Still, nearly 100,000 filled the Berlin Olympic Stadium to watch a 6-5 win by the “world champions.”

Even with the game against Japan falling apart, the attention was the most baseball had received in the Olympics, and appeared ready to become an Olympic event. But World War II stopped the Olympics, and with it momentum for baseball.

Since, there were the occasional exhibition games. In 1956 in Melbourne, more than 100,000 people watched the United States team face the Australians at the Melbourne Cricket Grounds.

It wouldn’t appear again as an exhibition until the Los Angeles games in 1984, and finally, in 1992, became an official Olympic sport.

Still, unlike the National Hockey League, who shut down their sport to allows its players to compete in the Olympics, baseball showed no such interest, and, with the creation of its own international event, the World Baseball Classic, it is unlikely you’ll see Bryce Harper or Mike Trout on the field at the 2020 Tokyo Olympics.

That American team will likely consist of a collection of mostly career minor leaguers – which doesn’t preclude it from being great.
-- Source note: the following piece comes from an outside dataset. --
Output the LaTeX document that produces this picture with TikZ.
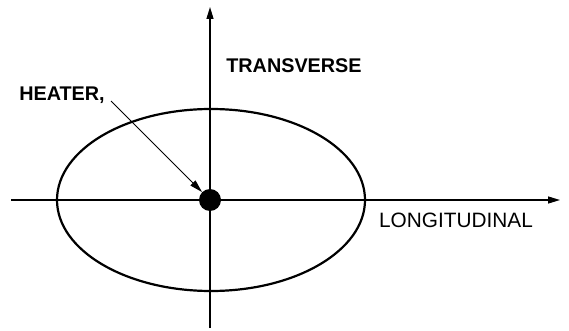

One of the best events I covered at the 2000 Summer Olympics in Sydney was the American team defeating the mighty Cuban national squad for the gold medal. Cuba had won the gold medal in the 1992 and 1996 Olympics without losing a game.

Former Los Angeles Dodgers manager Tommy Lasorda had convinced this group of mostly dispensable players – career minor leaguers, with very few prospects mixed in — that they were the 1927 Yankees. He had them meet with Ted Williams before they came to Australia and, upon arrival, declared that they were the team to beat in the games.

“[Baseball officials] told me that they weren’t giving me a very good team, and I asked, ‘Are they breathing?’” Lasorda said. “I have never managed a team that I didn’t believe was going to win, and I wasn’t about to start now.”

If the return of baseball in the 2020 games can recapture that 2000 magic, it may finally find a permanent home.